It seems you're overstepping many workplace boundaries here.
Another more senior co-worker is working on another project, but has given me "tips" for my project.
Okay, so this person is not actually working for your project. He just offered some advice. I cannot stress this enough, and we will come back to this several times. He does not work on your project.
but that I will need him to help me on the final steps. He can either show me how to do the final steps or if that takes too long, he can do it then show me another time.
I hope you didn't phrase it like that. He's not obliged to help you, nor do you have the standing to order him to do anything (I surmise from your question).
"He can" is much too imperative. Ask if someone can and wants to help (both are relevant considerations). Don't just command them to help you.
Well today I found out that my co-worker took this entire week off and won't be back until Monday.
Were you expecting the company to ask for your permission before they approve this person's leave requests?
It also wasn't on our vacation calendar.
Are you in charge of planning the work, managing the staff, or handling payroll? No? Then there's no need for you to second-guess that someone got their leave approved, regardless whether it's short notice or not.
Remember, you don't even get to demand this person's help even if they were in the office.
I have a day off on Monday (vacation I requested weeks ago) so that means we probably won't communicate until next Tuesday. That only leaves us 2-3 days to get this complete, which is likely not enough time.

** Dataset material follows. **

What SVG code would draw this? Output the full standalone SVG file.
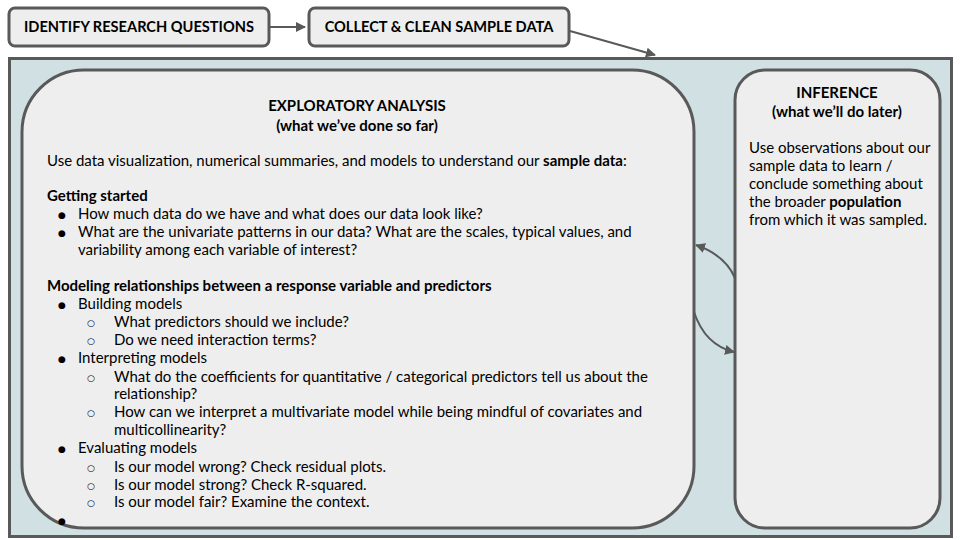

There is no "us". At least not until he has actually agreed to help you any further, and even then the project doesn't automatically become his personal responsibility. It's your project (and possibly that of others, but not him).
You have all week to work on it. Whether someone who doesn't even work on the project is present or not should not be a blocking obstacle here. If it is, that suggest that you are not assigned to a project that matches your expertise.
This project is vital to the health of the business.
That is not your call to make. That is your manager's call (or further up the chain, depending on your manager's position).
It seems like you are trying to call all the shots here. Deciding the importance of the project, deciding that your co-worker is somehow now roped into working on the project with you, and effectively proclaiming that no work can be done until they are present.
You need to take several steps back and remember your role in the organization. You have a job (doing your project). Your manager manages your workload. It seems like you are running into obstacles and blocking issues that are hampering your ability to do your job. Therefore, you should talk to your manager about the issues you're dealing with.
Do not even hint at the presumption that this coworker "must" help you, or pointing out the burden their absence puts on you. You have no standing to expect their presence or input, based on what you've told us.
At best, you can point out to your manager that this person might be able to help you if and when they might be available.
It is then up to your manager to decide whether waiting for this person's availability is the right course of action, or if other solutions present themselves. This is not your call to make.